▶ [WHAT TO WORK ON]:
Without the pictures, print the lines running from the beginning of the material to the line containing "import plotly.graph_objects as go", both ends included.
+++++
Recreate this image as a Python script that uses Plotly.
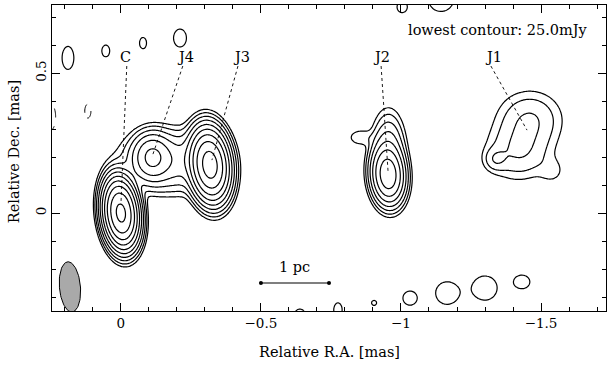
import numpy as np
import plotly.graph_objects as go

# ---- Gaussian model components (RA offset [mas], Dec offset [mas], peak [mJy], sigma minor, sigma major [mas], PA [deg])
comp_name = ["C", "J4", "J3", "jet", "J2", "J2b", "J2c",
             "J1a", "J1b", "J1c", "J1d"]
comp_ra   = [0.0, -0.111, -0.318, -0.180, -0.954, -0.955, -0.855,
             -1.460, -1.420, -1.338, -1.540]
comp_dec  = [0.0, 0.200, 0.172, 0.185, 0.136, 0.220, 0.270,
             0.335, 0.220, 0.192, 0.150]
comp_peak = [15300, 800, 8900, 300, 2500, 300, 45,
             100, 100, 70, 30]
comp_smin = [0.027, 0.035, 0.031, 0.090, 0.028, 0.030, 0.030,
             0.068, 0.068, 0.025, 0.030]
comp_smaj = [0.054, 0.043, 0.058, 0.057, 0.050, 0.070, 0.020,
             0.060, 0.060, 0.025, 0.030]
comp_pa   = [6, 0, 6, 0, 4, 0, 0,
             0, 0, 0, 0]

# ---- isolated noise peaks (single 25 mJy contour); negative ones are dashed
noise_ra   = [0.189, 0.054, -0.079, -0.211, -1.004, -1.143, -1.032, -1.164, -1.300, -1.432, -0.639, -0.775, -0.904, 0.118, 0.254]
noise_dec  = [0.554, 0.579, 0.607, 0.625, 0.736, 0.765, -0.304, -0.286, -0.268, -0.246, -0.361, -0.346, -0.321, 0.364, 0.343]
noise_rx   = [0.021, 0.014, 0.0125, 0.023, 0.018, 0.045, 0.025, 0.040, 0.043, 0.028, 0.018, 0.015, 0.009, 0.011, 0.021]
noise_ry   = [0.041, 0.021, 0.020, 0.032, 0.020, 0.045, 0.025, 0.040, 0.043, 0.024, 0.018, 0.025, 0.009, 0.025, 0.050]
noise_sign = [1, 1, 1, 1, 1, 1, 1, 1, 1, 1, 1, 1, 1, -1, -1]

lowest_contour = 25.0  # mJy
n_levels = 10

# ---- beam
beam_ra, beam_dec = 0.182, -0.264
beam_maj, beam_min, beam_pa = 0.180, 0.075, 5.0

# ---- labels and leader lines
lab_text = ["C", "J4", "J3", "J2", "J1"]
lab_ra   = [-0.018, -0.232, -0.432, -0.932, -1.329]
lab_dec  = [0.557, 0.557, 0.557, 0.557, 0.557]
lead_ra0 = [-0.021, -0.221, -0.418, -0.929, -1.321]
lead_dec0 = [0.525, 0.525, 0.525, 0.525, 0.525]
lead_ra1 = [0.0, -0.111, -0.325, -0.954, -1.45]
lead_dec1 = [0.029, 0.200, 0.189, 0.146, 0.296]

# ---- scale bar
bar_ra = [-0.5, -0.743]
bar_dec = [-0.25, -0.25]
bar_label = "1 pc"

# ---- build the model image
xg = np.arange(0.32, -1.82, -0.004)
yg = np.arange(-0.42, 0.82, 0.004)
X, Y = np.meshgrid(xg, yg)
I = np.zeros_like(X)
for ra, de, pk, smin, smaj, pa in zip(comp_ra, comp_dec, comp_peak, comp_smin, comp_smaj, comp_pa):
    p = np.deg2rad(pa)
    dx, dy = X - ra, Y - de
    v = dx * np.sin(p) + dy * np.cos(p)
    u = dx * np.cos(p) - dy * np.sin(p)
    I += pk * np.exp(-0.5 * (u / smin) ** 2 - 0.5 * (v / smaj) ** 2)
amp = lowest_contour * np.exp(0.5)
for ra, de, rx, ry, sg in zip(noise_ra, noise_dec, noise_rx, noise_ry, noise_sign):
    I += sg * amp * np.exp(-0.5 * ((X - ra) / rx) ** 2 - 0.5 * ((Y - de) / ry) ** 2)

Zpos = np.log2(np.clip(I, 1e-3, None) / lowest_contour)
Zpos = np.round(Zpos, 3)
Zneg = np.round(I, 2)

font = dict(family="DejaVu Serif", size=14.5, color="black")
tfont = dict(family="DejaVu Serif", size=13.5, color="black")
fig = go.Figure()
fig.add_trace(go.Contour(
    x=np.round(xg, 4), y=np.round(yg, 4), z=Zpos, autocontour=False,
    contours=dict(start=0, end=n_levels - 1, size=1, coloring="none"),
    line=dict(color="black", width=1.2), showscale=False, hoverinfo="skip"))
fig.add_trace(go.Contour(
    x=np.round(xg, 4), y=np.round(yg, 4), z=Zneg, autocontour=False,
    contours=dict(start=-lowest_contour, end=-lowest_contour + 0.1, size=10, coloring="none"),
    line=dict(color="black", width=1.0, dash="dash"), showscale=False, hoverinfo="skip"))

# beam ellipse
t = np.linspace(0, 2 * np.pi, 80)
bp = np.deg2rad(beam_pa)
bu = 0.5 * beam_min * np.cos(t)
bv = 0.5 * beam_maj * np.sin(t)
bx = beam_ra + bu * np.cos(bp) + bv * np.sin(bp)
by = beam_dec - bu * np.sin(bp) + bv * np.cos(bp)
fig.add_trace(go.Scatter(x=bx, y=by, mode="lines", fill="toself", fillcolor="#a9a9a9",
                         line=dict(color="black", width=1), hoverinfo="skip", showlegend=False))

# leader lines
for a0, d0, a1, d1 in zip(lead_ra0, lead_dec0, lead_ra1, lead_dec1):
    fig.add_trace(go.Scatter(x=[a0, a1], y=[d0, d1], mode="lines",
                             line=dict(color="black", width=0.9, dash="dot"),
                             hoverinfo="skip", showlegend=False))
# scale bar
fig.add_trace(go.Scatter(x=bar_ra, y=bar_dec, mode="lines+markers",
                         line=dict(color="black", width=1.2), marker=dict(size=4, color="black"),
                         hoverinfo="skip", showlegend=False))

ann = []
for tx, ra, de in zip(lab_text, lab_ra, lab_dec):
    ann.append(dict(x=ra, y=de, text=tx, showarrow=False, font=font, xanchor="center", yanchor="middle"))
ann.append(dict(x=np.mean(bar_ra), y=-0.193, text=bar_label, showarrow=False, font=font))
ann.append(dict(x=-1.675, y=0.654, text="lowest contour: 25.0mJy", showarrow=False, font=font,
                xanchor="right", yanchor="middle"))
ann.append(dict(xref="paper", yref="paper", x=0.5, y=-0.134, text="Relative R.A. [mas]",
                showarrow=False, font=font, xanchor="center", yanchor="middle"))
ann.append(dict(xref="paper", yref="paper", x=-0.068, y=0.52, text="Relative Dec. [mas]",
                showarrow=False, font=font, textangle=-90, xanchor="center", yanchor="middle"))

x_major = [0, -0.5, -1, -1.5]
x_minor = [round(v, 1) for v in np.arange(0.2, -1.75, -0.1)]
y_major = [0, 0.5]
y_minor = [round(v, 1) for v in np.arange(-0.3, 0.75, 0.1)]

fig.update_layout(
    width=608, height=366, margin=dict(l=52, r=2, t=5, b=55),
    paper_bgcolor="white", plot_bgcolor="white", showlegend=False, font=tfont,
    annotations=ann,
    xaxis=dict(range=[0.246, -1.732], tickvals=x_major, ticktext=["0", "\u22120.5", "\u22121", "\u22121.5"],
               ticks="inside", ticklen=8, tickcolor="black", mirror="allticks", showline=True,
               linecolor="black", linewidth=1, showgrid=False, zeroline=False, tickfont=tfont,
               minor=dict(tickvals=x_minor, ticks="inside", ticklen=4, tickcolor="black")),
    yaxis=dict(range=[-0.35, 0.743], tickvals=y_major, ticktext=["0", "0.5"], tickangle=-90,
               ticks="inside", ticklen=8, tickcolor="black", mirror="allticks", showline=True,
               linecolor="black", linewidth=1, showgrid=False, zeroline=False, tickfont=tfont,
               minor=dict(tickvals=y_minor, ticks="inside", ticklen=4, tickcolor="black")),
)
fig.write_html("out.html")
+++++
▶ [RESULT FOR THIS EXERCISE]:
Recreate this image as a Python script that uses Plotly.
import numpy as np
import plotly.graph_objects as go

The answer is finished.